§ **Objective**: Under this line sits a listing. Repeat exactly and only its lines from the one holding "Emit a web page" through the one holding "var y = d3.scaleLinear().domain([-37.5, 0]).range([height"; skip pictures.

§ **Data provided**:

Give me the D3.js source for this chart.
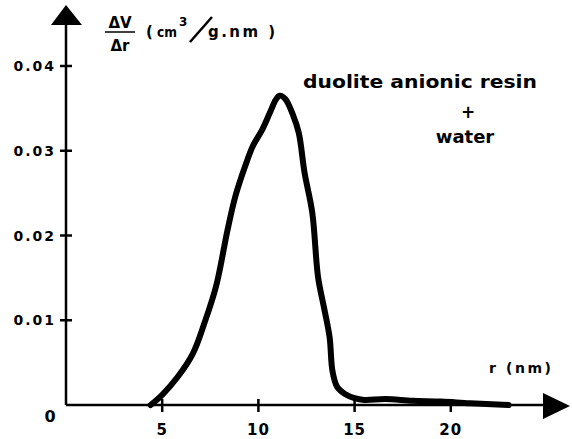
<html>
<head>
<script src="https://d3js.org/d3.v7.min.js"></script>
<style>
  body { margin: 0; background: white; }
  text { font-family: 'DejaVu Sans', Verdana, sans-serif; font-weight: bold; fill: black; }
</style>
</head>
<body>
<script>
// pore radius (nm) and dV/dr (cm3/g.nm)
var radius = [4.4, 5.0, 5.8, 6.6, 7.2, 7.8, 8.4, 8.8, 9.3, 9.7, 10.2, 10.6, 10.9, 11.1, 11.4,
              11.8, 12.1, 12.4, 12.8, 13.1, 13.4, 13.7, 13.85, 14.1, 14.5, 15.0, 15.5, 16.6,
              18.0, 19.5, 21.0, 23.0];
var dvdr = [0, 0.0012, 0.0033, 0.0061, 0.0097, 0.0140, 0.0207, 0.0246, 0.0281, 0.0305, 0.0325,
            0.0345, 0.0360, 0.0365, 0.0361, 0.0342, 0.0321, 0.0274, 0.0227, 0.0151, 0.0116,
            0.0080, 0.0040, 0.0021, 0.0013, 0.0008, 0.0006, 0.0007, 0.0005, 0.0004, 0.0002, 0];

var xTicks = [5, 10, 15, 20];
var yTicks = [0.01, 0.02, 0.03, 0.04];
var yTickLabels = ['0.01', '0.02', '0.03', '0.04'];

var width = 572, height = 439;

var x = d3.scaleLinear().domain([0, 25]).range([66, 547]);
var y = d3.scaleLinear().domain([0, 0.04]).range([405, 66]);

var svg = d3.select('body').append('svg')
    .attr('width', width)
    .attr('height', height);

// axes lines
svg.append('line')
    .attr('x1', x(0)).attr('y1', y(0))
    .attr('x2', 548).attr('y2', y(0))
    .attr('stroke', 'black').attr('stroke-width', 2.5);
svg.append('line')
    .attr('x1', x(0)).attr('y1', y(0))
    .attr('x2', x(0)).attr('y2', 22)
    .attr('stroke', 'black').attr('stroke-width', 2.5);

// arrow heads
svg.append('polygon')
    .attr('points', [[x(0), 5], [x(0) - 15, 25], [x(0) + 16, 25]].join(' '))
    .attr('fill', 'black');
svg.append('polygon')
    .attr('points', [[570, y(0) + 1], [543, y(0) - 12], [543, y(0) + 14]].join(' '))
    .attr('fill', 'black');

// tick crosses
svg.selectAll('.xtick').data(xTicks).enter().append('line')
    .attr('x1', function(d) { return x(d); }).attr('x2', function(d) { return x(d); })
    .attr('y1', y(0) - 6).attr('y2', y(0) + 7)
    .attr('stroke', 'black').attr('stroke-width', 2.5);
svg.selectAll('.ytick').data(yTicks).enter().append('line')
    .attr('x1', x(0) - 6).attr('x2', x(0) + 6)
    .attr('y1', function(d) { return y(d); }).attr('y2', function(d) { return y(d); })
    .attr('stroke', 'black').attr('stroke-width', 2.5);

// tick labels
svg.selectAll('.xlab').data(xTicks).enter().append('text')
    .attr('x', function(d) { return x(d); })
    .attr('y', 435)
    .attr('text-anchor', 'middle')
    .attr('font-size', 15)
    .attr('letter-spacing', 1)
    .text(function(d) { return d; });
svg.selectAll('.ylab').data(yTicks).enter().append('text')
    .attr('x', 56)
    .attr('y', function(d) { return y(d) + 5; })
    .attr('text-anchor', 'end')
    .attr('font-size', 14)
    .attr('letter-spacing', 2)
    .text(function(d, i) { return yTickLabels[i]; });
svg.append('text')
    .attr('x', 50).attr('y', 422)
    .attr('text-anchor', 'middle')
    .attr('font-size', 16)
    .text('0');

// axis titles
svg.append('text').attr('x', 120).attr('y', 28).attr('text-anchor', 'middle')
    .attr('font-size', 15).text('\u0394V');
svg.append('line').attr('x1', 105).attr('x2', 135).attr('y1', 32).attr('y2', 32)
    .attr('stroke', 'black').attr('stroke-width', 1.5);
svg.append('text').attr('x', 120).attr('y', 51).attr('text-anchor', 'middle')
    .attr('font-size', 15).text('\u0394r');

svg.append('text').attr('x', 146).attr('y', 37).attr('font-size', 15).text('(');
svg.append('text').attr('x', 157).attr('y', 37).attr('font-size', 14)
    .attr('textLength', 20).attr('lengthAdjust', 'spacingAndGlyphs').text('cm');
svg.append('text').attr('x', 179).attr('y', 26).attr('font-size', 12).text('3');
svg.append('line').attr('x1', 190).attr('y1', 42).attr('x2', 212).attr('y2', 17)
    .attr('stroke', 'black').attr('stroke-width', 2.5);
svg.append('text').attr('x', 208).attr('y', 37).attr('font-size', 15)
    .attr('textLength', 67).text('g.nm )');

svg.append('text').attr('x', 489).attr('y', 373).attr('font-size', 14)
    .attr('textLength', 62).text('r (nm)');

// annotation
svg.append('text').attr('x', 303).attr('y', 88).attr('font-size', 18)
    .attr('textLength', 234).attr('lengthAdjust', 'spacingAndGlyphs')
    .text('duolite anionic resin');
svg.append('text').attr('x', 468).attr('y', 118).attr('text-anchor', 'middle')
    .attr('font-size', 17).text('+');
svg.append('text').attr('x', 465).attr('y', 143).attr('text-anchor', 'middle')
    .attr('font-size', 18).text('water');

// the curve
var line = d3.line()
    .x(function(d) { return x(d[0]); })
    .y(function(d) { return y(d[1]); })
    .curve(d3.curveCatmullRom.alpha(0.5));

svg.append('path')
    .datum(d3.zip(radius, dvdr))
    .attr('d', line)
    .attr('fill', 'none')
    .attr('stroke', 'black')
    .attr('stroke-width', 6)
    .attr('stroke-linejoin', 'round')
    .attr('stroke-linecap', 'round');
</script>
</body>
</html>
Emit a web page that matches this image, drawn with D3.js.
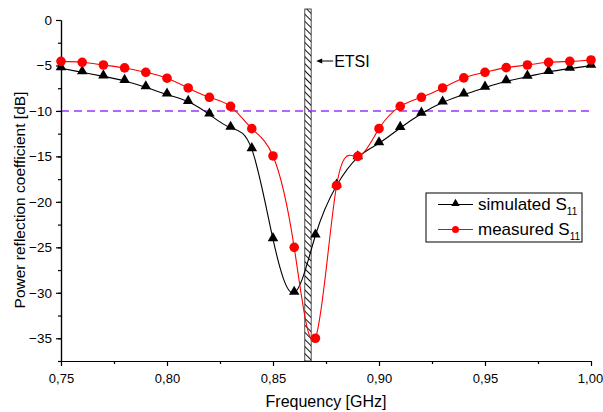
<!DOCTYPE html>
<html>
<head>
<meta charset="utf-8">
<script src="https://cdn.jsdelivr.net/npm/d3@7"></script>
<style>
  body { margin: 0; background: #fff; }
  svg { font-family: "Liberation Sans", Arial, sans-serif; }
</style>
</head>
<body>
<div id="chart"></div>
<script>
// frequency points (GHz)
var freq = [0.75, 0.76, 0.77, 0.78, 0.79, 0.80, 0.81, 0.82, 0.83, 0.84, 0.85, 0.86, 0.87,
            0.88, 0.89, 0.90, 0.91, 0.92, 0.93, 0.94, 0.95, 0.96, 0.97, 0.98, 0.99, 1.00];
// simulated S11 (dB)
var simulated = [-5.3, -5.75, -6.2, -6.7, -7.4, -8.2, -9.0, -10.4, -11.85, -14.2, -24.1, -30.0, -23.7,
                 -18.2, -15.1, -13.55, -11.87, -10.3, -9.08, -8.2, -7.44, -6.74, -6.23, -5.71, -5.35, -5.02];
// measured S11 (dB)
var measured = [-4.55, -4.65, -4.95, -5.27, -5.75, -6.4, -7.47, -8.5, -9.5, -11.95, -14.95, -25.0, -35.0,
                -18.2, -15.0, -11.95, -9.5, -8.5, -7.47, -6.37, -5.75, -5.24, -4.95, -4.65, -4.55, -4.4];
var xTicks = [0.75, 0.80, 0.85, 0.90, 0.95, 1.00];
var yTicks = [0, -5, -10, -15, -20, -25, -30, -35];
var etsiBand = [0.865, 0.868];
var threshold = -10;

var width = 603, height = 412;
var margin = {left: 61, right: 12, top: 20, bottom: 51};

var svg = d3.select('#chart').append('svg')
  .attr('width', width)
  .attr('height', height);

var x = d3.scaleLinear().domain([0.75, 1.00]).range([margin.left, width - margin.right]);
var y = d3.scaleLinear().domain([-37.5, 0]).range([height - margin.bottom, margin.top]);

var comma = function(d) { return d3.format('.2f')(d).replace('.', ','); };

// hatch pattern for the ETSI band
var defs = svg.append('defs');
var pat = defs.append('pattern')
  .attr('id', 'hatch')
  .attr('patternUnits', 'userSpaceOnUse')
  .attr('width', 5).attr('height', 5)
  .attr('patternTransform', 'rotate(-45)');
pat.append('rect').attr('width', 5).attr('height', 5).attr('fill', '#fff');
pat.append('line')
  .attr('x1', 0).attr('y1', 0).attr('x2', 0).attr('y2', 5)
  .attr('stroke', '#111').attr('stroke-width', 2);

svg.append('rect')
  .attr('x', x(etsiBand[0]))
  .attr('y', 9)
  .attr('width', x(etsiBand[1]) - x(etsiBand[0]))
  .attr('height', y(-37.5) - 9)
  .attr('fill', 'url(#hatch)')
  .attr('stroke', '#222')
  .attr('stroke-width', 0.8);

// -10 dB line
svg.append('line')
  .attr('x1', x(0.75)).attr('x2', x(1.00))
  .attr('y1', y(threshold)).attr('y2', y(threshold))
  .attr('stroke', '#9933ff')
  .attr('stroke-width', 1.5)
  .attr('stroke-dasharray', '8,5');

// axes
var xAxis = d3.axisBottom(x).tickValues(xTicks).tickFormat(comma).tickSize(5).tickSizeOuter(0);
var xMinor = d3.axisBottom(x).tickValues(d3.range(0.775, 1.0, 0.05)).tickFormat('').tickSize(3).tickSizeOuter(0);
var yAxis = d3.axisLeft(y).tickValues(yTicks).tickFormat(d3.format('d')).tickSize(5).tickSizeOuter(0);
var yMinor = d3.axisLeft(y).tickValues(d3.range(-37.5, 0, 2.5)).tickFormat('').tickSize(3).tickSizeOuter(0);

function styleAxis(g) {
  g.selectAll('path, line').attr('stroke', '#000').attr('stroke-width', 1.2);
  g.selectAll('text').attr('fill', '#000').style('font-size', '13.5px');
}

svg.append('g').attr('transform', 'translate(0,' + y(-37.5) + ')').call(xMinor).call(styleAxis);
var gx = svg.append('g').attr('transform', 'translate(0,' + y(-37.5) + ')').call(xAxis).call(styleAxis);
gx.selectAll('text').attr('dy', '1.1em').style('font-size', '13px');
// last label sits at the right edge of the window
gx.selectAll('.tick').filter(function(d) { return d === 1.00; }).select('text').attr('x', -1);
svg.append('g').attr('transform', 'translate(' + x(0.75) + ',0)').call(yMinor).call(styleAxis);
svg.append('g').attr('transform', 'translate(' + x(0.75) + ',0)').call(yAxis).call(styleAxis)
  .selectAll('text').attr('x', -9);

// axis titles
svg.append('text')
  .attr('x', (x(0.75) + x(1.00)) / 2)
  .attr('y', 407)
  .attr('text-anchor', 'middle')
  .style('font-size', '16px')
  .text('Frequency [GHz]');

svg.append('text')
  .attr('transform', 'translate(25,200) rotate(-90)')
  .attr('text-anchor', 'middle')
  .style('font-size', '15.5px')
  .text('Power reflection coefficient [dB]');

// curves
var line = d3.line()
  .x(function(d) { return x(d[0]); })
  .y(function(d) { return y(d[1]); })
  .curve(d3.curveNatural);

var simData = freq.map(function(f, i) { return [f, simulated[i]]; });
var meaData = freq.map(function(f, i) { return [f, measured[i]]; });

svg.append('path').datum(simData).attr('d', line)
  .attr('fill', 'none').attr('stroke', '#000').attr('stroke-width', 1.1);
svg.append('path').datum(meaData).attr('d', line)
  .attr('fill', 'none').attr('stroke', '#ff0000').attr('stroke-width', 1.1);

var tri = d3.symbol().type(d3.symbolTriangle).size(48);
svg.selectAll('.tri').data(simData).enter().append('path')
  .attr('class', 'tri')
  .attr('transform', function(d) { return 'translate(' + x(d[0]) + ',' + (y(d[1]) - 1) + ')'; })
  .attr('d', tri)
  .attr('fill', '#000');

svg.selectAll('.dot').data(meaData).enter().append('circle')
  .attr('class', 'dot')
  .attr('cx', function(d) { return x(d[0]); })
  .attr('cy', function(d) { return y(d[1]); })
  .attr('r', 4.8)
  .attr('fill', '#ff0000');

// ETSI annotation
var ax = x(etsiBand[1]) + 5, ay = 61;
svg.append('line')
  .attr('x1', ax + 4).attr('x2', ax + 17).attr('y1', ay).attr('y2', ay)
  .attr('stroke', '#000').attr('stroke-width', 1);
svg.append('path')
  .attr('d', 'M' + ax + ',' + ay + 'L' + (ax + 6) + ',' + (ay - 2.5) + 'L' + (ax + 6) + ',' + (ay + 2.5) + 'Z')
  .attr('fill', '#000');
svg.append('text')
  .attr('x', ax + 18).attr('y', ay + 6)
  .style('font-size', '16px')
  .text('ETSI');

// legend
var legend = svg.append('g').attr('transform', 'translate(426,193)');
legend.append('rect')
  .attr('width', 156).attr('height', 49)
  .attr('fill', '#fff').attr('stroke', '#000').attr('stroke-width', 1);

var entries = [
  {name: 'simulated S', color: '#000', marker: 'tri'},
  {name: 'measured S', color: '#ff0000', marker: 'dot'}
];
entries.forEach(function(e, i) {
  var ly = 11.5 + i * 25;
  legend.append('line')
    .attr('x1', 12).attr('x2', 47).attr('y1', ly).attr('y2', ly)
    .attr('stroke', e.color).attr('stroke-width', 1.1);
  if (e.marker === 'tri') {
    legend.append('path')
      .attr('transform', 'translate(29.5,' + (ly - 1) + ')')
      .attr('d', d3.symbol().type(d3.symbolTriangle).size(30)())
      .attr('fill', e.color);
  } else {
    legend.append('circle').attr('cx', 29.5).attr('cy', ly).attr('r', 3.5).attr('fill', e.color);
  }
  var t = legend.append('text')
    .attr('x', 52).attr('y', ly + 5.5)
    .style('font-size', '17px')
    .text(e.name);
  t.append('tspan').attr('dy', 5).style('font-size', '10px').text('11');
});
</script>
</body>
</html>
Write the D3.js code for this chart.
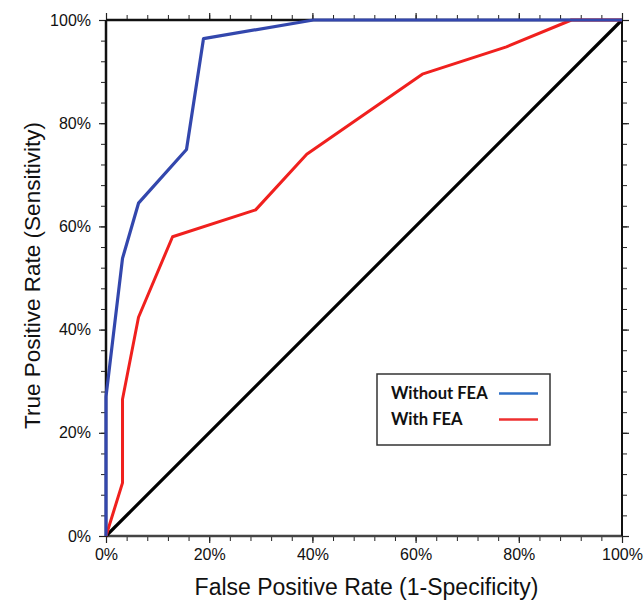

§ **Answer in full**:
Emit a web page that matches this image, drawn with D3.js.
<!DOCTYPE html>
<html>
<head>
<meta charset="utf-8">
<script src="https://cdn.jsdelivr.net/npm/d3@7"></script>
<style>
  body { margin: 0; background: #fff; }
  svg { font-family: "Liberation Sans", Arial, sans-serif; }
</style>
</head>
<body>
<div id="chart"></div>
<script>
// frequency points (GHz)
var freq = [0.75, 0.76, 0.77, 0.78, 0.79, 0.80, 0.81, 0.82, 0.83, 0.84, 0.85, 0.86, 0.87,
            0.88, 0.89, 0.90, 0.91, 0.92, 0.93, 0.94, 0.95, 0.96, 0.97, 0.98, 0.99, 1.00];
// simulated S11 (dB)
var simulated = [-5.3, -5.75, -6.2, -6.7, -7.4, -8.2, -9.0, -10.4, -11.85, -14.2, -24.1, -30.0, -23.7,
                 -18.2, -15.1, -13.55, -11.87, -10.3, -9.08, -8.2, -7.44, -6.74, -6.23, -5.71, -5.35, -5.02];
// measured S11 (dB)
var measured = [-4.55, -4.65, -4.95, -5.27, -5.75, -6.4, -7.47, -8.5, -9.5, -11.95, -14.95, -25.0, -35.0,
                -18.2, -15.0, -11.95, -9.5, -8.5, -7.47, -6.37, -5.75, -5.24, -4.95, -4.65, -4.55, -4.4];
var xTicks = [0.75, 0.80, 0.85, 0.90, 0.95, 1.00];
var yTicks = [0, -5, -10, -15, -20, -25, -30, -35];
var etsiBand = [0.865, 0.868];
var threshold = -10;

var width = 603, height = 412;
var margin = {left: 61, right: 12, top: 20, bottom: 51};

var svg = d3.select('#chart').append('svg')
  .attr('width', width)
  .attr('height', height);

var x = d3.scaleLinear().domain([0.75, 1.00]).range([margin.left, width - margin.right]);
var y = d3.scaleLinear().domain([-37.5, 0]).range([height - margin.bottom, margin.top]);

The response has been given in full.